Desde su nombramiento, Vargas Vila lo había criticado con la multiplicidad de adjetivos que solía arrojarles a sus “enemigos” desde la revista “Hispano América”, que había fundado en Nueva York, y desde cualquier esquina y oportunidad que encontrara. Incluso, pasados unos días de la historia de la esquela y la invitación a la cena de Rubén Darío, y en una especie de gesto de admiración y amistad que pretendía borrar el incidente, Martí le mandó una carta en la que le decía, “Yo le amo a usted la palabra rebelde y americana, como hoja de acero con puño hecho a cincel, con que cruza las espaldas sumisas o los labios mentirosos: yo le amo la hermandad con que se liga usted, en este siglo de construcción y de pelea, con los que compadecen y sirven al hombre”.

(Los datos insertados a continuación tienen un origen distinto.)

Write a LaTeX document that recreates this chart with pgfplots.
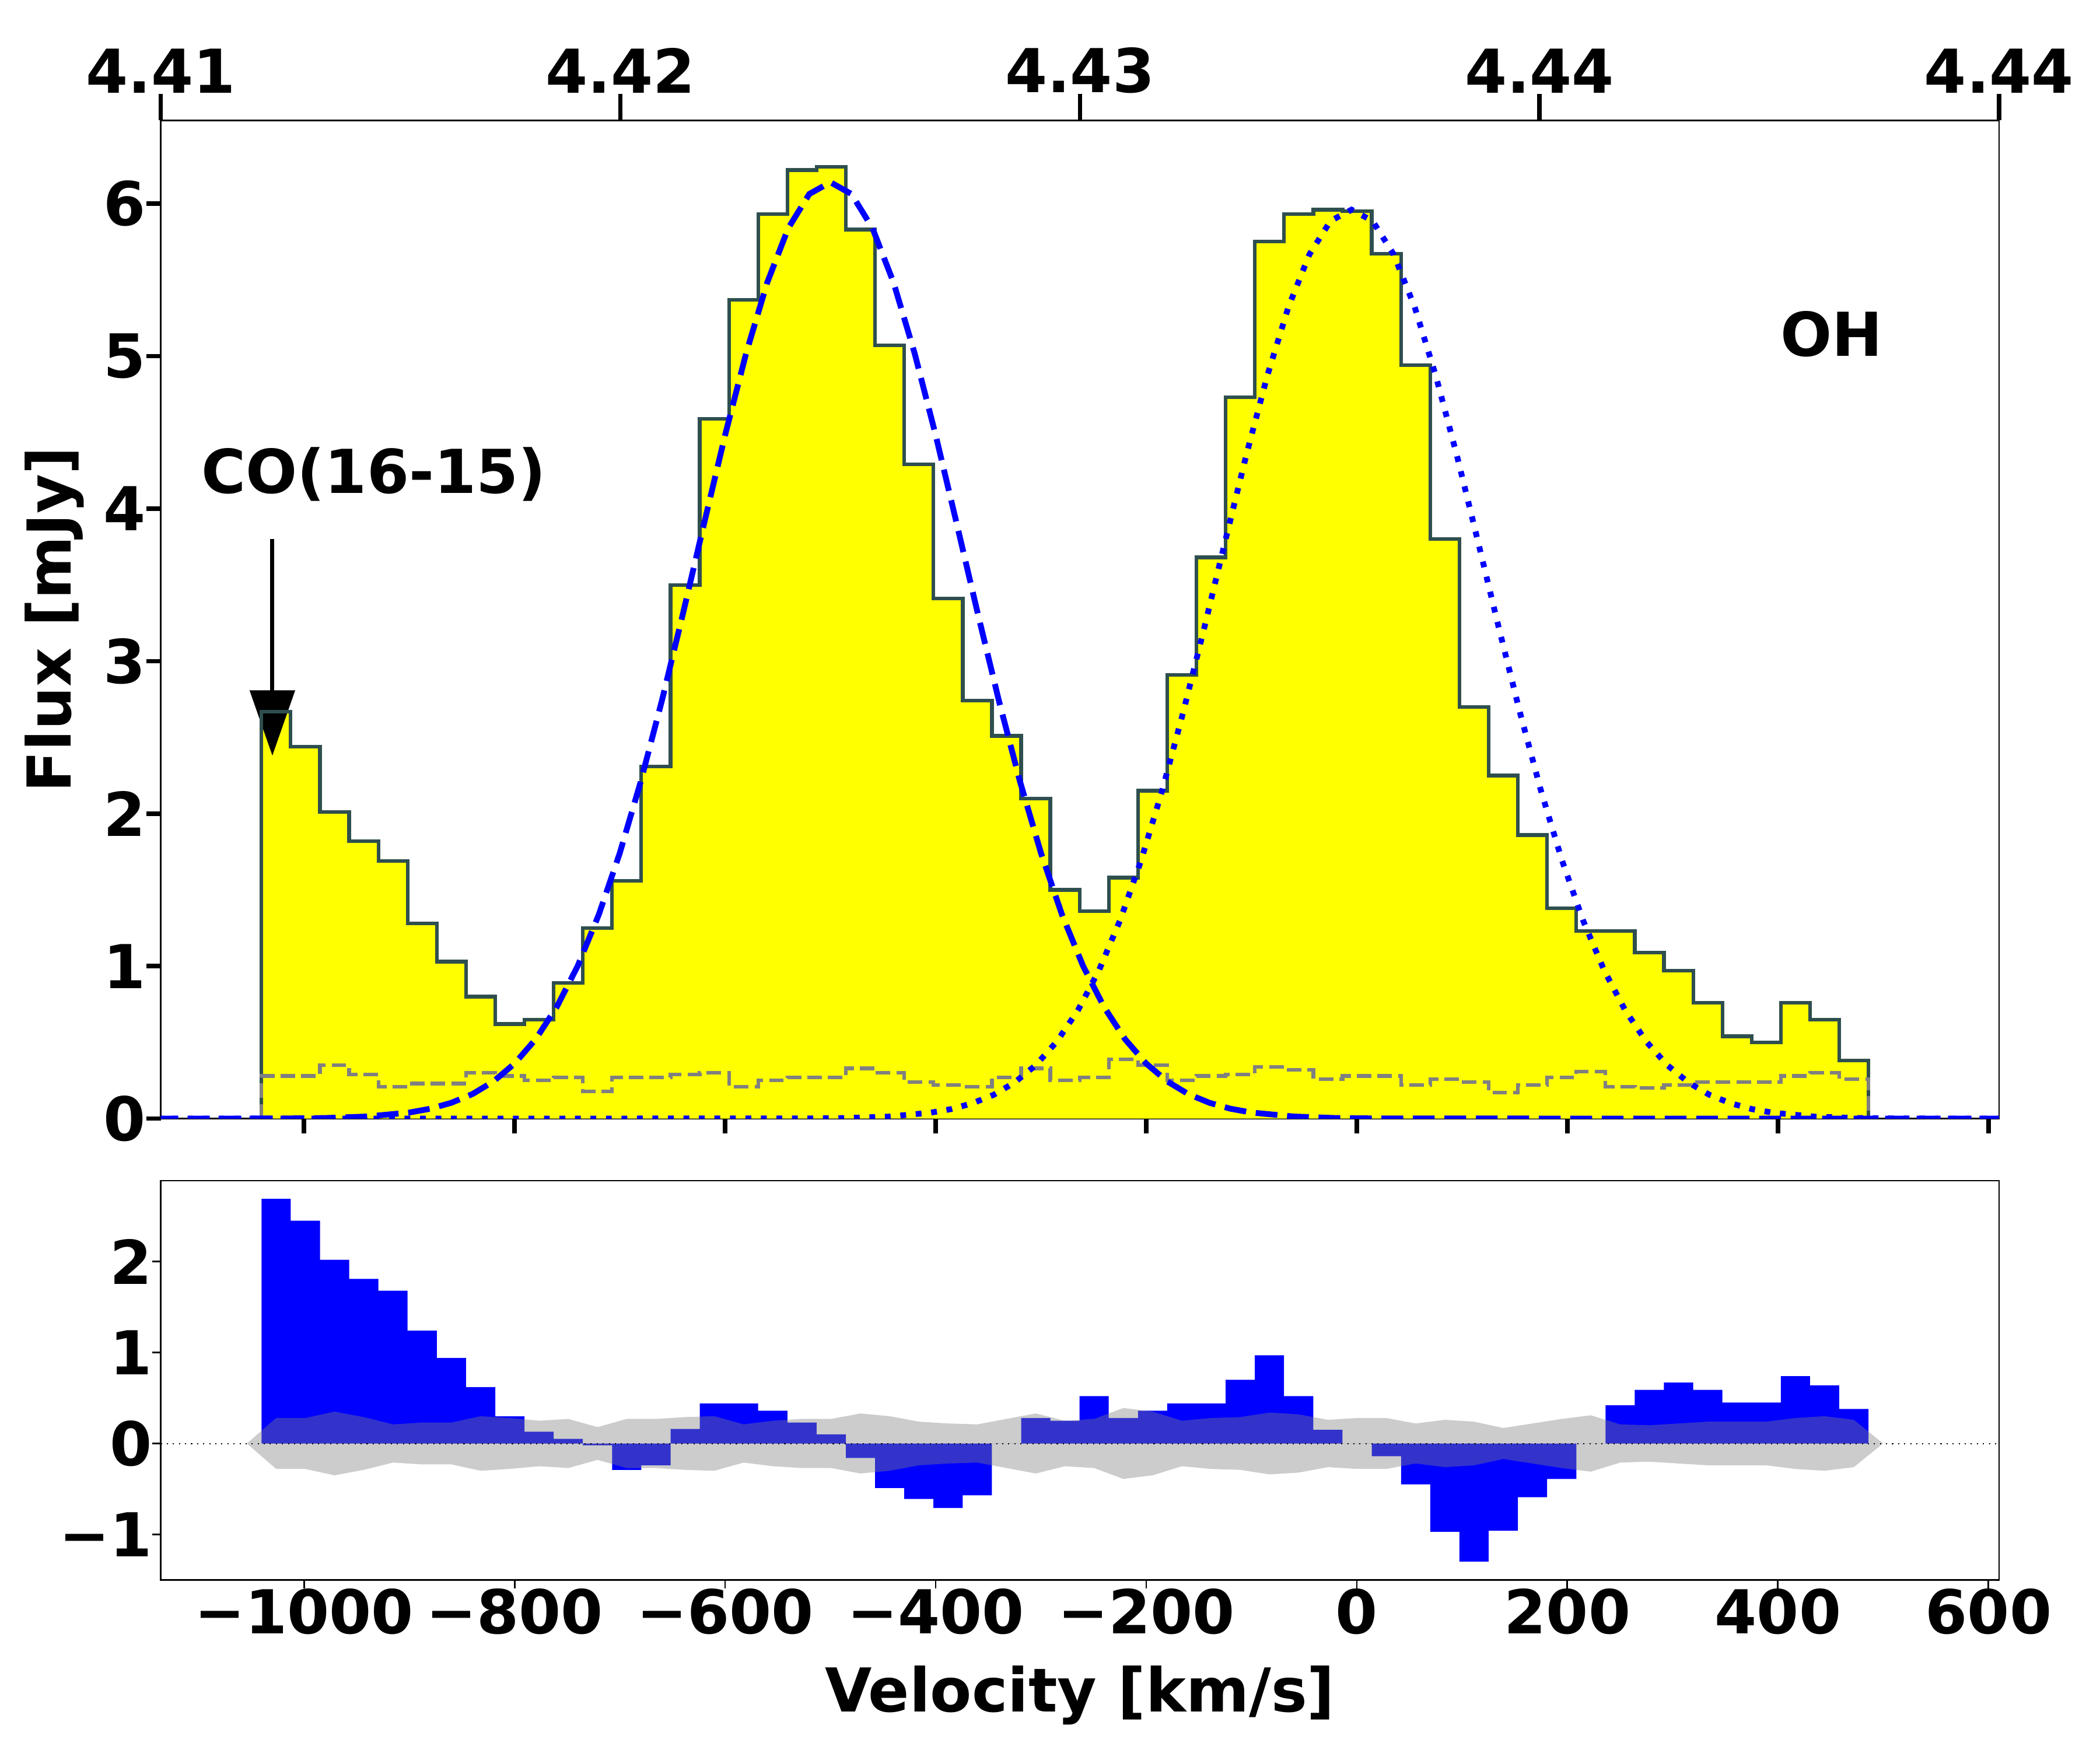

Dos años más tarde, Vargas Vila iba hacia Grecia en un barco que se averió y que quedó a merced del tiempo en las aguas que bordeaban Sicilia. La noticia de su muerte comenzó a multiplicarse. Incluso, diversos periódicos y revistas tanto de América como de Europa afirmaban que el escritor colombiano se había suicidado en compañía de una artista. “Se fantaseó de lo lindo, en torno de ese tema; amigos, y enemigos, hicieron derroche de odio y de bondad; y, esa vez, como otras luego, me fué dado acariciar los laureles, y, las ortigas, nacidas sobre mi tumba”. Como lo reseñó Vargas Vila, solo dos artículos necrológicos llamaron su atención, “el de la Señora Cabello de Carbonera, publicado en un diario de Lima, y, el de Rubén Dario, aparecido en la ‘Nación’ de Buenos Aires”.
El de Rubén Darío decía, “¡Amable enemigo mío! como en la tumba de la ‘Aphrodiía’ de Pierre Louÿs, pondría en la tuya un conmemorativo y sonoro epigrama, en un griego de Nacianzo; y dejaría para ti y para tu bella desconocida, —¡así tendría a Venus propicia!— ¡rosas, rosas, muchas rosas!” En respuesta, Vargas Vila le envió una carta pública que según sus palabras, “hizo llorar al poeta” y que selló una amistad “que había de ser tan larga como sincera (…), y fuimos amigos, a distancia”.